EXERCISE DESCRIPTION: Would you retype, exactly and without the pictures, the lines between the line holding "What TikZ code" and the line holding "(0,0) rectangle (1148,428);", inclusive, and nothing else?

· · ·

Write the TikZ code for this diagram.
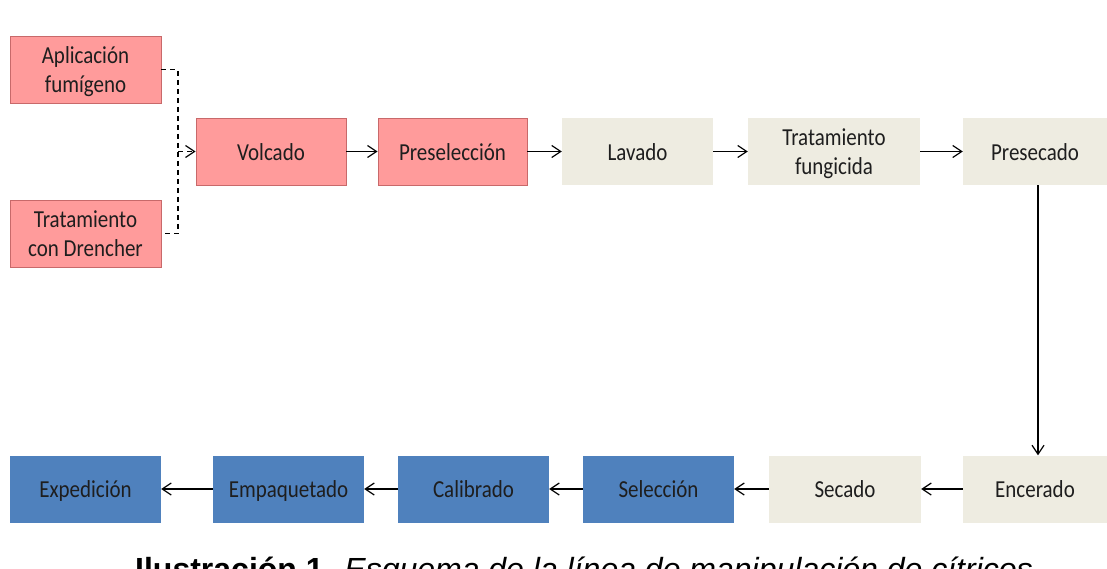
\documentclass[tikz,border=0pt]{standalone}
\usepackage{fontspec}
\usepackage{graphicx}
\setmainfont{Carlito}
\newfontfamily\capfont{Liberation Sans}
\usetikzlibrary{arrows.meta}
\definecolor{pinkfill}{HTML}{FF9B9B}
\definecolor{pinkline}{HTML}{C8696A}
\definecolor{beigefill}{HTML}{EEECE1}
\definecolor{bluefill}{HTML}{4F81BD}
\definecolor{txt}{HTML}{1E1E1E}
\newcommand\lbl[1]{\raisebox{-2.8pt}[\height][\depth]{\scalebox{0.86}[1]{\begin{tabular}{@{}c@{}}#1\end{tabular}}}}
\tikzset{
  box/.style={minimum height=67pt, inner sep=0pt, text=txt,
    font=\fontsize{24.4}{29}\selectfont},
  pinkbox/.style={box, fill=pinkfill, draw=pinkline, line width=0.8pt},
  beigebox/.style={box, fill=beigefill},
  bluebox/.style={box, fill=bluefill},
  arr/.style={line width=1.2pt, -{Straight Barb[length=9pt,width=12pt]}},
  dash line/.style={line width=1.2pt, dash pattern=on 5pt off 4pt}
}
\begin{document}
\begin{tikzpicture}[x=1pt,y=-1pt]
\useasboundingbox (0,0) rectangle (1107,569);
\clip (0,0) rectangle (1107,569);
% top row
\node[pinkbox, minimum width=151pt] (apl) at (85.5,69.5) {\lbl{Aplicación\\fumígeno}};
\node[pinkbox, minimum width=151pt] (dre) at (85.5,233.5) {\lbl{Tratamiento\\con Drencher}};
\node[pinkbox, minimum width=150pt] (vol) at (271,151.5) {\lbl{Volcado}};
\node[pinkbox, minimum width=149pt] (pres) at (452.5,151.5) {\lbl{Preselección}};
\node[beigebox, minimum width=151pt] (lav) at (637.5,151.5) {\lbl{Lavado}};
\node[beigebox, minimum width=172pt] (fun) at (834,151.5) {\lbl{Tratamiento\\fungicida}};
\node[beigebox, minimum width=144pt] (prs) at (1035,151.5) {\lbl{Presecado}};
% bottom row
\node[beigebox, minimum width=144pt] (enc) at (1035,489) {\lbl{Encerado}};
\node[beigebox, minimum width=152pt] (sec) at (845,489) {\lbl{Secado}};
\node[bluebox, minimum width=151pt] (sel) at (658.5,489) {\lbl{Selección}};
\node[bluebox, minimum width=151pt] (cal) at (473.5,489) {\lbl{Calibrado}};
\node[bluebox, minimum width=151pt] (emp) at (288.5,489) {\lbl{Empaquetado}};
\node[bluebox, minimum width=151pt] (exp) at (85.5,489) {\lbl{Expedición}};
% dashed merge
\coordinate (j) at (178,151.5);
\draw[dash line] (apl.east) -| (j) |- (dre.east);
\draw[dash line, -{Straight Barb[length=9pt,width=12pt]}] (j) -- (vol.west);
% arrows
\draw[arr] (vol.east) -- (pres.west);
\draw[arr] (pres.east) -- (lav.west);
\draw[arr] (lav.east) -- (fun.west);
\draw[arr] (fun.east) -- (prs.west);
\draw[arr] ([xshift=3pt]prs.south) -- ([xshift=3pt]enc.north);
\draw[arr] (enc.west) -- (sec.east);
\draw[arr] (sec.west) -- (sel.east);
\draw[arr] (sel.west) -- (cal.east);
\draw[arr] (cal.west) -- (emp.east);
\draw[arr] (emp.west) -- (exp.east);
% caption
\node[anchor=base, inner sep=0pt, font=\capfont\fontsize{32}{38}\selectfont] (cap) at (584,580)
  {\textbf{Ilustración 1.} \textit{Esquema de la línea de manipulación de cítricos}};
\end{tikzpicture}
\end{document}
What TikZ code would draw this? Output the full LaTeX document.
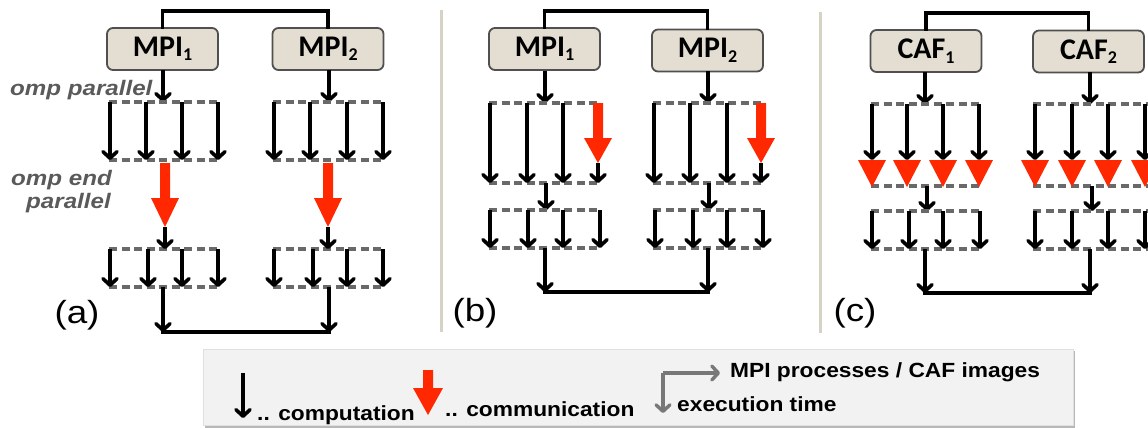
\documentclass[tikz,border=0pt]{standalone}
\usepackage{fontspec}
\setmainfont{Liberation Sans}
\newfontfamily\calib{Carlito}
\usetikzlibrary{arrows.meta}
\definecolor{boxfill}{RGB}{227,222,209}
\definecolor{boxline}{RGB}{80,80,80}
\definecolor{dashgray}{RGB}{105,105,105}
\definecolor{commred}{RGB}{255,40,0}
\definecolor{sepline}{RGB}{214,210,196}
\definecolor{legfill}{RGB}{242,242,242}
\definecolor{labelgray}{RGB}{90,90,90}
\definecolor{axisgray}{RGB}{120,120,120}
% horizontally widened text
\newcommand\hwide[2][1.17]{\scalebox{#1}[1]{#2}}
% process box label with subscript
\newcommand\procname[2]{{\calib\bfseries\fontsize{30}{30}\selectfont #1\raisebox{-4.5pt}{\fontsize{18}{18}\selectfont #2}}}
% thick red communication arrow: x, top, head start, tip, head half-width
\newcommand\commdown[5]{\fill[commred] (#1-5,#2) -- (#1+5,#2) -- (#1+5,#3) -- (#1+#5,#3) -- (#1,#4) -- (#1-#5,#3) -- (#1-5,#3) -- cycle;}
\begin{document}
\begin{tikzpicture}[x=1pt,y=-1pt,
  tip/.style={-{Straight Barb[length=6.5pt,width=14pt,round]}},
  flow/.style={line width=3.6pt, tip},
  link/.style={line width=3.6pt, line cap=rect},
  region/.style={draw=dashgray, line width=3.3pt, dash pattern=on 8pt off 4.5pt},
  procbox/.style={draw=boxline, fill=boxfill, rounded corners=6pt, line width=1.8pt,
                  minimum width=111pt, minimum height=42pt, inner sep=0pt},
  separator/.style={draw=sepline, line width=3pt},
  panellabel/.style={font=\fontsize{32}{32}\selectfont, inner sep=0pt},
  ompnote/.style={font=\fontsize{21}{23}\selectfont\bfseries\itshape, text=labelgray, inner sep=0pt},
  legtext/.style={font=\fontsize{20.5}{20}\selectfont\bfseries, inner sep=0pt, anchor=base west}
]
\useasboundingbox (0,0) rectangle (1148,428);

% ---------------- panel (a): fork/join with OpenMP ----------------
\node[procbox] (MPIa1) at (162.5,49) {\procname{MPI}{1}};
\node[procbox] (MPIa2) at (328,49) {\procname{MPI}{2}};
\coordinate (topa) at (245,11);
\draw[link] (MPIa1.north) |- (topa) -| (MPIa2.north);

\foreach \c/\l/\r/\ta/\tb/\tc/\td/\ua/\ub/\uc/\ud in
  {163/109/219/110/146/182/218/110/148/182/218, 329/273/384/274/310/347/383/274/313/347/383}{
  \coordinate (ain\c) at (\c,102);
  \draw[flow] (\c,70) -- (ain\c);
  \draw[region] (\l,102) -- (\r,102);
  \draw[region] (\l,160) -- (\r,160);
  \foreach \x in {\ta,\tb,\tc,\td} \draw[flow] (\x,102) -- (\x,160);
  \draw[region] (\l,249) -- (\r,249);
  \draw[region] (\l,287) -- (\r,287);
  \foreach \x in {\ua,\ub,\uc,\ud} \draw[flow] (\x,249) -- (\x,287);
}
\commdown{165}{163}{198}{227}{14}
\commdown{328}{163}{198}{227}{14}
\draw[flow] (165,227) -- (165,249);
\draw[flow] (328,227) -- (328,249);
\coordinate (bota1) at (163,332);
\coordinate (bota2) at (329,332);
\draw[link] (bota1) -- (bota2);
\draw[flow] (163,287) -- (bota1);
\draw[flow] (329,287) -- (bota2);

\node[ompnote, anchor=base west] (ompa) at (10,95) {\hwide[1.15]{omp parallel}};
\node[ompnote, anchor=base east] (ompb) at (112,185) {\hwide[1.15]{omp end}};
\node[ompnote, anchor=base east] (ompc) at (111,208) {\hwide[1.15]{parallel}};
\node[panellabel] (laba) at (77,315) {\hwide[1.15]{(a)}};

\draw[separator] (441,10) -- (441,332);

% ---------------- panel (b): MPI inside the parallel region ----------------
\node[procbox] (MPIb1) at (544.5,49) {\procname{MPI}{1}};
\node[procbox] (MPIb2) at (707.5,50.5) {\procname{MPI}{2}};
\coordinate (topb) at (626,11);
\draw[link] (MPIb1.north) |- (topb) -| (MPIb2.north);

\foreach \c/\d/\l/\r/\ta/\tb/\tc/\td/\ua/\ub/\uc/\ud in
  {545/546/489/601/490/527/563/598/490/528/563/600, 708/709/653/764/654/690/727/761/655/693/727/763}{
  \draw[flow] (\c,71) -- (\c,103);
  \draw[region] (\l,103) -- (\r,103);
  \draw[region] (\l,183) -- (\r,183);
  \foreach \x in {\ta,\tb,\tc} \draw[flow] (\x,103) -- (\x,183);
  \commdown{\td}{103}{138}{163}{14}
  \draw[flow] (\td,163) -- (\td,183);
  \draw[flow] (\d,183) -- (\d,210);
  \draw[region] (\l,210) -- (\r,210);
  \draw[region] (\l,248) -- (\r,248);
  \foreach \x in {\ua,\ub,\uc,\ud} \draw[flow] (\x,210) -- (\x,248);
}
\coordinate (botb1) at (545,292);
\coordinate (botb2) at (708,292);
\draw[link] (botb1) -- (botb2);
\draw[flow] (545,248) -- (botb1);
\draw[flow] (708,248) -- (botb2);
\node[panellabel] (labb) at (475,313) {\hwide[1.15]{(b)}};

\draw[separator] (820,12) -- (820,333);

% ---------------- panel (c): coarray images ----------------
\node[procbox] (CAF1) at (926,51) {\procname{CAF}{1}};
\node[procbox] (CAF2) at (1088.5,51.5) {\procname{CAF}{2}};
\coordinate (topc) at (1008,13);
\draw[link] (CAF1.north) |- (topc) -| (CAF2.north);

\foreach \c/\d/\l/\r/\ta/\tb/\tc/\td/\ua/\ub/\uc/\ud in
  {925/927/871/981/872/907/943/979/872/909/943/980, 1090/1092/1033/1152/1035/1072/1108/1145/1035/1072/1108/1145}{
  \draw[flow] (\c,72) -- (\c,104);
  \draw[region] (\l,104) -- (\r,104);
  \draw[region] (\l,186) -- (\r,186);
  \foreach \x in {\ta,\tb,\tc,\td}{
    \draw[flow] (\x,104) -- (\x,160);
    \fill[commred] (\x-14,160) -- (\x+14,160) -- (\x,187) -- cycle;
  }
  \draw[flow] (\d,186) -- (\d,211);
  \draw[region] (\l,211) -- (\r,211);
  \draw[region] (\l,249) -- (\r,249);
  \foreach \x in {\ua,\ub,\uc,\ud} \draw[flow] (\x,211) -- (\x,249);
}
\coordinate (botc1) at (925,293);
\coordinate (botc2) at (1090,293);
\draw[link] (botc1) -- (botc2);
\draw[flow] (925,249) -- (botc1);
\draw[flow] (1090,249) -- (botc2);
\node[panellabel] (labc) at (855,313) {\hwide[1.15]{(c)}};

% ---------------- legend ----------------
\fill[black!28] (205,351) rectangle (1075,427.5);
\fill[legfill, draw=black!12, line width=0.6pt] (203,349) rectangle (1073,425);

\coordinate (kcomp1) at (243,373);
\coordinate (kcomp2) at (243,418);
\draw[flow] (kcomp1) -- (kcomp2);
\node[legtext] (tcomp) at (257,420) {\hwide[1.11]{.. computation}};

\commdown{428}{370}{388}{415}{15}
\node[legtext] (tcomm) at (445,416) {\hwide[1.11]{.. communication}};

\coordinate (kax0) at (663,373);
\coordinate (kax1) at (720,373);
\coordinate (kax2) at (663,413);
\draw[axisgray, line width=3.4pt, tip] (kax0) -- (kax1);
\draw[axisgray, line width=3.4pt, tip] (kax0) -- (kax2);
\node[legtext] (tproc) at (730,377) {\hwide[1.11]{MPI processes / CAF images}};
\node[legtext] (ttime) at (677,411) {\hwide[1.11]{execution time}};
\end{tikzpicture}
\end{document}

· · ·

EXERCISE ANSWER:
What TikZ code would draw this? Output the full LaTeX document.
\documentclass[tikz,border=0pt]{standalone}
\usepackage{fontspec}
\setmainfont{Liberation Sans}
\newfontfamily\calib{Carlito}
\usetikzlibrary{arrows.meta}
\definecolor{boxfill}{RGB}{227,222,209}
\definecolor{boxline}{RGB}{80,80,80}
\definecolor{dashgray}{RGB}{105,105,105}
\definecolor{commred}{RGB}{255,40,0}
\definecolor{sepline}{RGB}{214,210,196}
\definecolor{legfill}{RGB}{242,242,242}
\definecolor{labelgray}{RGB}{90,90,90}
\definecolor{axisgray}{RGB}{120,120,120}
% horizontally widened text
\newcommand\hwide[2][1.17]{\scalebox{#1}[1]{#2}}
% process box label with subscript
\newcommand\procname[2]{{\calib\bfseries\fontsize{30}{30}\selectfont #1\raisebox{-4.5pt}{\fontsize{18}{18}\selectfont #2}}}
% thick red communication arrow: x, top, head start, tip, head half-width
\newcommand\commdown[5]{\fill[commred] (#1-5,#2) -- (#1+5,#2) -- (#1+5,#3) -- (#1+#5,#3) -- (#1,#4) -- (#1-#5,#3) -- (#1-5,#3) -- cycle;}
\begin{document}
\begin{tikzpicture}[x=1pt,y=-1pt,
  tip/.style={-{Straight Barb[length=6.5pt,width=14pt,round]}},
  flow/.style={line width=3.6pt, tip},
  link/.style={line width=3.6pt, line cap=rect},
  region/.style={draw=dashgray, line width=3.3pt, dash pattern=on 8pt off 4.5pt},
  procbox/.style={draw=boxline, fill=boxfill, rounded corners=6pt, line width=1.8pt,
                  minimum width=111pt, minimum height=42pt, inner sep=0pt},
  separator/.style={draw=sepline, line width=3pt},
  panellabel/.style={font=\fontsize{32}{32}\selectfont, inner sep=0pt},
  ompnote/.style={font=\fontsize{21}{23}\selectfont\bfseries\itshape, text=labelgray, inner sep=0pt},
  legtext/.style={font=\fontsize{20.5}{20}\selectfont\bfseries, inner sep=0pt, anchor=base west}
]
\useasboundingbox (0,0) rectangle (1148,428);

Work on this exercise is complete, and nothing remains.